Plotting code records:
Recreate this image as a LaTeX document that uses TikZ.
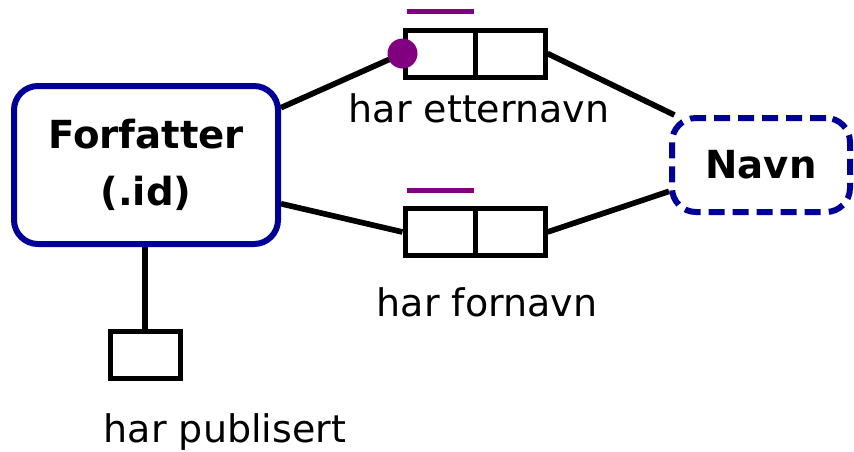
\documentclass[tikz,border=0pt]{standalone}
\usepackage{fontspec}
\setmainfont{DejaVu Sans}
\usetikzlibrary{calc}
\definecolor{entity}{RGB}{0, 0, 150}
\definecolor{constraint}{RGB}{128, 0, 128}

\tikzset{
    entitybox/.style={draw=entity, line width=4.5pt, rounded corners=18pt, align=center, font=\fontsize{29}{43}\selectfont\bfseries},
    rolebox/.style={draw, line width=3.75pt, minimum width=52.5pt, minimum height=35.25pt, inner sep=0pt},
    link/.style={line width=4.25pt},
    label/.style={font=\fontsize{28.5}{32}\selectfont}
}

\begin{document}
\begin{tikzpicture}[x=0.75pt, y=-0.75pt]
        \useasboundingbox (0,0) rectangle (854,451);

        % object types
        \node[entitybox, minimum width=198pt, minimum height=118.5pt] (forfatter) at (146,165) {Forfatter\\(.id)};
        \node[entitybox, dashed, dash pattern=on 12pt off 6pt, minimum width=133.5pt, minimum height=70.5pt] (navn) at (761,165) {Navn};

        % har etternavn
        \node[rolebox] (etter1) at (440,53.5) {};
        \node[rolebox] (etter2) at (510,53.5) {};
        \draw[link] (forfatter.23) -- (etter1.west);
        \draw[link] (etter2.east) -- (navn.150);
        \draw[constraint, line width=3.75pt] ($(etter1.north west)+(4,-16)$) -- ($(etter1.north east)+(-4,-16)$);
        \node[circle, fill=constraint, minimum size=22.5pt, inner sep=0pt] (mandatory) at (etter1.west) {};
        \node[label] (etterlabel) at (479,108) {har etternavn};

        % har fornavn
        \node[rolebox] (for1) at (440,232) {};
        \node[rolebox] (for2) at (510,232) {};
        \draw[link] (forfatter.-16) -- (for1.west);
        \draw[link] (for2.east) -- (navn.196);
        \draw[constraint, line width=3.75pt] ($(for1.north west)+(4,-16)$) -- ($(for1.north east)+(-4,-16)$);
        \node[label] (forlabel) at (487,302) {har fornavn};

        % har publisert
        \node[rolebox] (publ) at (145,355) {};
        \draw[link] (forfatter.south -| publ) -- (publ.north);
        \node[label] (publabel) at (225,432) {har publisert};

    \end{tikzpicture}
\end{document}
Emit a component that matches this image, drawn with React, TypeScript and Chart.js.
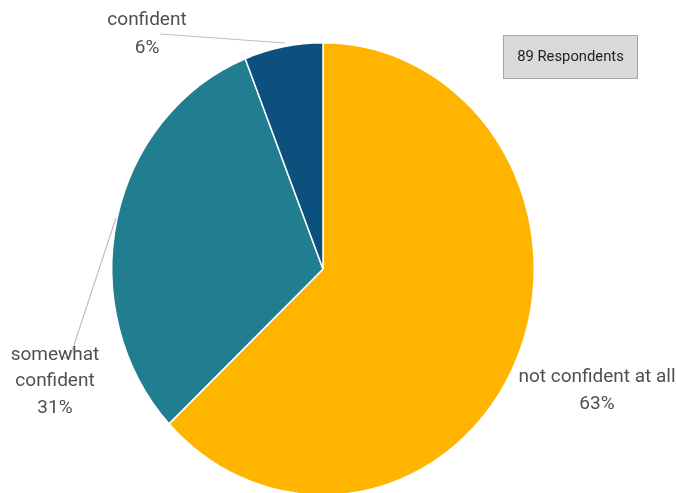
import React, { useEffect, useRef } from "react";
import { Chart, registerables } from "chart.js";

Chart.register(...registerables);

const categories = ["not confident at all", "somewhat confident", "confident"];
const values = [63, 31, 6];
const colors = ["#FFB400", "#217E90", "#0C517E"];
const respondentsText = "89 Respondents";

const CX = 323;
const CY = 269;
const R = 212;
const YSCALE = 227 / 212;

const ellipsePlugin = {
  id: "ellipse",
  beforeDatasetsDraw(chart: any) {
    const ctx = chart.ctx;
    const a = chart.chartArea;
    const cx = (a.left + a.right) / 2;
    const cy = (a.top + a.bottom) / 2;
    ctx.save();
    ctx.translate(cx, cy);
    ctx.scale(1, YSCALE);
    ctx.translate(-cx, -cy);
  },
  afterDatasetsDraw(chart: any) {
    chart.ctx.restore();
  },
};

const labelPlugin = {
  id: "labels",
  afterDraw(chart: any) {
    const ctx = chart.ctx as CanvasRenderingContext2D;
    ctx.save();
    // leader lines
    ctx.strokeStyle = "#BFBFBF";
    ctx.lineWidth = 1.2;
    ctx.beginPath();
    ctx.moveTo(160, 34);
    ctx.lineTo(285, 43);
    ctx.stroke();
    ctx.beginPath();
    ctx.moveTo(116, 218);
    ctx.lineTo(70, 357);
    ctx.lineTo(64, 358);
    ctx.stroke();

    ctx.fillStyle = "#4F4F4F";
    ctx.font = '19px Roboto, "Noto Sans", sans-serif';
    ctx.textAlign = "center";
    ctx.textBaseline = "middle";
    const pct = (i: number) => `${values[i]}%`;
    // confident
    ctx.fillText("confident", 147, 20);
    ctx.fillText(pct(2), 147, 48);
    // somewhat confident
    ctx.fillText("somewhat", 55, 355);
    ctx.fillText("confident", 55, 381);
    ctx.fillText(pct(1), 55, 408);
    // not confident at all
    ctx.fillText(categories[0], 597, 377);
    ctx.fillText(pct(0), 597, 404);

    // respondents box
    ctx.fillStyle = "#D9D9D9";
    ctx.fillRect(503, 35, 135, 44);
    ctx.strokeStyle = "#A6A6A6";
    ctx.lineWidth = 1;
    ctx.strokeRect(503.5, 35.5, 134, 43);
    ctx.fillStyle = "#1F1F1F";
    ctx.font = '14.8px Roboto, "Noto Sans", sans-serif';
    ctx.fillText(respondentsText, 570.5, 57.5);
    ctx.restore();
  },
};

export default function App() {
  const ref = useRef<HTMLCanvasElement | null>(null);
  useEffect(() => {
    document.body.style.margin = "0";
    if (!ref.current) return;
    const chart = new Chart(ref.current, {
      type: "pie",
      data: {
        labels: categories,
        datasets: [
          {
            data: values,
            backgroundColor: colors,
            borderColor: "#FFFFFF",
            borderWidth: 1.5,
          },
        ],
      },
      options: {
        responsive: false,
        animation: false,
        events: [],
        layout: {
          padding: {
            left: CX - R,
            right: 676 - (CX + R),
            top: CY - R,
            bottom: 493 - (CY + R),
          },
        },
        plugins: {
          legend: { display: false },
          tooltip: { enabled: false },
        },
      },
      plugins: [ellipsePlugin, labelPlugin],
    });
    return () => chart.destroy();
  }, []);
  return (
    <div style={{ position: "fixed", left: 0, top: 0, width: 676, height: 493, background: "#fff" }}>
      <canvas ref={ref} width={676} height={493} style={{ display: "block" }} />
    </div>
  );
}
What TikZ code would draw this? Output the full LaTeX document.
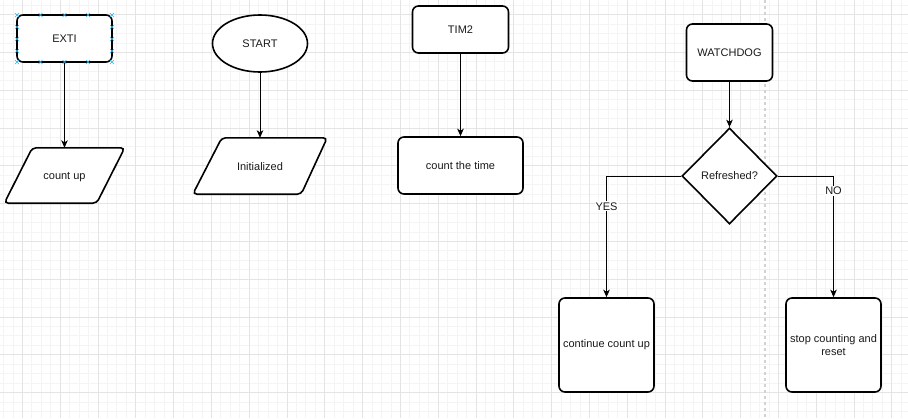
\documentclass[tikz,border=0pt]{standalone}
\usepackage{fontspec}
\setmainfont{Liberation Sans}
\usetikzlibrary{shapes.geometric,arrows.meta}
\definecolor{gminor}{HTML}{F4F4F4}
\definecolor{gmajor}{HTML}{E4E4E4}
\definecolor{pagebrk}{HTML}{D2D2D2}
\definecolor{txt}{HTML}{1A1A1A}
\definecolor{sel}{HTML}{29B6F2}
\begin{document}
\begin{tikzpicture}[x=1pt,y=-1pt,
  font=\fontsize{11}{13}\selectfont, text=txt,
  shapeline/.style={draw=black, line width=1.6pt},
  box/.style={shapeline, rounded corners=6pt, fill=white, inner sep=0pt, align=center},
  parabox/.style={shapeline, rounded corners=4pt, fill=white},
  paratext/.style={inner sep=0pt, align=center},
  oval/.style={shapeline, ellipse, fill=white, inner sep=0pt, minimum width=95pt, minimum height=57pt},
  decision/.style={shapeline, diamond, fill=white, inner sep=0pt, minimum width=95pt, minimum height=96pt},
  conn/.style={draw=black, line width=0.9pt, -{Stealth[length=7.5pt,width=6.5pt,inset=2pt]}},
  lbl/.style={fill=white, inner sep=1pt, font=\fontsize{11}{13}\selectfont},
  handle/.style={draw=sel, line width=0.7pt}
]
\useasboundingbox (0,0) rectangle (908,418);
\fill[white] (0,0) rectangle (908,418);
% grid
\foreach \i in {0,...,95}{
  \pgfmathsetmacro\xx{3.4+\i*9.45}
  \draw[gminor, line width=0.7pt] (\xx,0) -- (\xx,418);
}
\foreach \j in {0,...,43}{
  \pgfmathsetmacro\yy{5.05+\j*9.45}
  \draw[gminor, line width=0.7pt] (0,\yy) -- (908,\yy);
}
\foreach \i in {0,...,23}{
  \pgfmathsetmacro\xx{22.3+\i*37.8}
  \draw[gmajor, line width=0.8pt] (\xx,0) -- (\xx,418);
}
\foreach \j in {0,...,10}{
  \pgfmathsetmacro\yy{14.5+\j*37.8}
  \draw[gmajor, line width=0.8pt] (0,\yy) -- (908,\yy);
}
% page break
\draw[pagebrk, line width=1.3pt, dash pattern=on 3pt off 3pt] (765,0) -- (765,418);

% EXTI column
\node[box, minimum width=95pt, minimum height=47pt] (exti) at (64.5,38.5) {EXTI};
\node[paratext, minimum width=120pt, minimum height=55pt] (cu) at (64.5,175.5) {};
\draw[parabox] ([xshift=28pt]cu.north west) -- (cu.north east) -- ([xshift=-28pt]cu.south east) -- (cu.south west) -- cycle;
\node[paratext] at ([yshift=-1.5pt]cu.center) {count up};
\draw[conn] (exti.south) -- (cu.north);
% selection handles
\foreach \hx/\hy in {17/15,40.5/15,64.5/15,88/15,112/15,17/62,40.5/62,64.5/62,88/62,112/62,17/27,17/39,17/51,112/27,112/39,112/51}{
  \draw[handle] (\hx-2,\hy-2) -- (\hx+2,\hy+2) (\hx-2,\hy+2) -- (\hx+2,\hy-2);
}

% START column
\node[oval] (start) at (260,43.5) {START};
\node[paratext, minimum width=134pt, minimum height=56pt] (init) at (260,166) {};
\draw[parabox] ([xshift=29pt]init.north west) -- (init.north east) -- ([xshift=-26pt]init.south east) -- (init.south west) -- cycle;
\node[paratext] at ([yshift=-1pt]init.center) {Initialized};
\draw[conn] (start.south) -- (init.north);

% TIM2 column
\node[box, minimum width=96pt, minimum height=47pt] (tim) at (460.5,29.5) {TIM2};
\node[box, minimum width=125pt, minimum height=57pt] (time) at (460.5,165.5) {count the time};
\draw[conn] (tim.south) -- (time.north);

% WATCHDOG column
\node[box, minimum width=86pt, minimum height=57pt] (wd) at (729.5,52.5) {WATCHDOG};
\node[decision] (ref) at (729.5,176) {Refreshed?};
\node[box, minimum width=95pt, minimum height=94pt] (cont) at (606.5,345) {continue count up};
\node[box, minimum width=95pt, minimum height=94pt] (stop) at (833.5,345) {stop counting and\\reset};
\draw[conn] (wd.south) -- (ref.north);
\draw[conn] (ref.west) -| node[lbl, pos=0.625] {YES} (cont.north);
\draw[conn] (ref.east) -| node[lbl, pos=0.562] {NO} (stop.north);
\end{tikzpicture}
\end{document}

Task description: Note every line above where the string "this" shows up, and copy those lines.

Final result:
Recreate this image as a LaTeX document that uses TikZ.
Emit a component that matches this image, drawn with React, TypeScript and Chart.js.
What TikZ code would draw this? Output the full LaTeX document.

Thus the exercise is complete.